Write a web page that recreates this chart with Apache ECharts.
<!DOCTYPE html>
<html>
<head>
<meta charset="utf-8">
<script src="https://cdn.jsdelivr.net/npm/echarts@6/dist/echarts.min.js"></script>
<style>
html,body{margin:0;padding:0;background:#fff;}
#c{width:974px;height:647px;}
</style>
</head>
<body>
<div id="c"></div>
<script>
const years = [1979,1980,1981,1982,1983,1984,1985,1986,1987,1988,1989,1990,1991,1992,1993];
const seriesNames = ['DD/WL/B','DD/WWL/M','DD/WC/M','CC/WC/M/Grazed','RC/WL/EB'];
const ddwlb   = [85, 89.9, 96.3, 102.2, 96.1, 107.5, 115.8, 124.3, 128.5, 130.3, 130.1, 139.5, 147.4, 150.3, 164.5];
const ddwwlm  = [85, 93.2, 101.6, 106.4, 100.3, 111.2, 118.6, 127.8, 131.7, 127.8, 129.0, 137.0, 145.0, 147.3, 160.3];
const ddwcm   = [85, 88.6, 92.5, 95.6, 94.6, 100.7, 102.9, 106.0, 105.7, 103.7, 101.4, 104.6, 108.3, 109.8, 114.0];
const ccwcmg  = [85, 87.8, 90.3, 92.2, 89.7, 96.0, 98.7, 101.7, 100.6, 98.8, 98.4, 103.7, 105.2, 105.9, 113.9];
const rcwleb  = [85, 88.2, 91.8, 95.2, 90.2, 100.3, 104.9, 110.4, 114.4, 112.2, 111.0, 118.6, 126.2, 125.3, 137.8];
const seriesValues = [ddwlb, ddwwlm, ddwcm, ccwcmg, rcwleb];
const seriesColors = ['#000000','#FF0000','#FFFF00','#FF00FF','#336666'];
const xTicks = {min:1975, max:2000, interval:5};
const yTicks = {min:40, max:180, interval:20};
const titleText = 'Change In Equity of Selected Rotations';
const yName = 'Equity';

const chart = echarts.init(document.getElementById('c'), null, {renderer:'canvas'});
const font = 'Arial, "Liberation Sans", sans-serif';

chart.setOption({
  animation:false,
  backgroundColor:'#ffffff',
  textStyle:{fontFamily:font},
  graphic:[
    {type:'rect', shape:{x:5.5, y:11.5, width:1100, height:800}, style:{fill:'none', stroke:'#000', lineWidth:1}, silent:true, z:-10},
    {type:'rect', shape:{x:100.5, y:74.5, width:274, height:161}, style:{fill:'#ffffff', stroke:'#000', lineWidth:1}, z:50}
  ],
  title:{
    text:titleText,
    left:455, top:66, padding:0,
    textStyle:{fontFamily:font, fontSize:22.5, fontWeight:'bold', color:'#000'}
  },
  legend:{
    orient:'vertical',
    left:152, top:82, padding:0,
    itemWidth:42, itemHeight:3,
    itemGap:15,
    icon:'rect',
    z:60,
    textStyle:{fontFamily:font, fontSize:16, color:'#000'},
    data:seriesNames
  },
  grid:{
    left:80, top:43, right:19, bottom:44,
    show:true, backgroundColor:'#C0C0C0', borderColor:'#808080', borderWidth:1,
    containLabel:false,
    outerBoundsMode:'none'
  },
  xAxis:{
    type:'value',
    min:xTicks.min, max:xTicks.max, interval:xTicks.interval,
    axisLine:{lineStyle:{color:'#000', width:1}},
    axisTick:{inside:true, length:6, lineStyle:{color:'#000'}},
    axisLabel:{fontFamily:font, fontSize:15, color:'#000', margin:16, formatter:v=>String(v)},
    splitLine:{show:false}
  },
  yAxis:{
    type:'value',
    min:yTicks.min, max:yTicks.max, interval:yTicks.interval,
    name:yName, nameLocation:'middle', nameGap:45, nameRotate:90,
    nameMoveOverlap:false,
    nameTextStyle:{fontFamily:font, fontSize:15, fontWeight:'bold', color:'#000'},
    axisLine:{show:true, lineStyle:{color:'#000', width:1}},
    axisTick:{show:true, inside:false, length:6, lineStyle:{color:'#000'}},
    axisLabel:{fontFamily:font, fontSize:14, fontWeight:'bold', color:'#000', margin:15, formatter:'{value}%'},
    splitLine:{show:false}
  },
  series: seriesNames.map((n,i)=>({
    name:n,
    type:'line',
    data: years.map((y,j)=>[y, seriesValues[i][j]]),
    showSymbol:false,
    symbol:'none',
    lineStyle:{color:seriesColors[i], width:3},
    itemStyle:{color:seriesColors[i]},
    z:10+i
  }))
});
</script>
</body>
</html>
+ + + + +
- _To do_: Write out, unaltered, the lines from the opening of the listing through the line that includes "const yName = 'Equity';".

- _Output of the task_:
Write a web page that recreates this chart with Apache ECharts.
<!DOCTYPE html>
<html>
<head>
<meta charset="utf-8">
<script src="https://cdn.jsdelivr.net/npm/echarts@6/dist/echarts.min.js"></script>
<style>
html,body{margin:0;padding:0;background:#fff;}
#c{width:974px;height:647px;}
</style>
</head>
<body>
<div id="c"></div>
<script>
const years = [1979,1980,1981,1982,1983,1984,1985,1986,1987,1988,1989,1990,1991,1992,1993];
const seriesNames = ['DD/WL/B','DD/WWL/M','DD/WC/M','CC/WC/M/Grazed','RC/WL/EB'];
const ddwlb   = [85, 89.9, 96.3, 102.2, 96.1, 107.5, 115.8, 124.3, 128.5, 130.3, 130.1, 139.5, 147.4, 150.3, 164.5];
const ddwwlm  = [85, 93.2, 101.6, 106.4, 100.3, 111.2, 118.6, 127.8, 131.7, 127.8, 129.0, 137.0, 145.0, 147.3, 160.3];
const ddwcm   = [85, 88.6, 92.5, 95.6, 94.6, 100.7, 102.9, 106.0, 105.7, 103.7, 101.4, 104.6, 108.3, 109.8, 114.0];
const ccwcmg  = [85, 87.8, 90.3, 92.2, 89.7, 96.0, 98.7, 101.7, 100.6, 98.8, 98.4, 103.7, 105.2, 105.9, 113.9];
const rcwleb  = [85, 88.2, 91.8, 95.2, 90.2, 100.3, 104.9, 110.4, 114.4, 112.2, 111.0, 118.6, 126.2, 125.3, 137.8];
const seriesValues = [ddwlb, ddwwlm, ddwcm, ccwcmg, rcwleb];
const seriesColors = ['#000000','#FF0000','#FFFF00','#FF00FF','#336666'];
const xTicks = {min:1975, max:2000, interval:5};
const yTicks = {min:40, max:180, interval:20};
const titleText = 'Change In Equity of Selected Rotations';
const yName = 'Equity';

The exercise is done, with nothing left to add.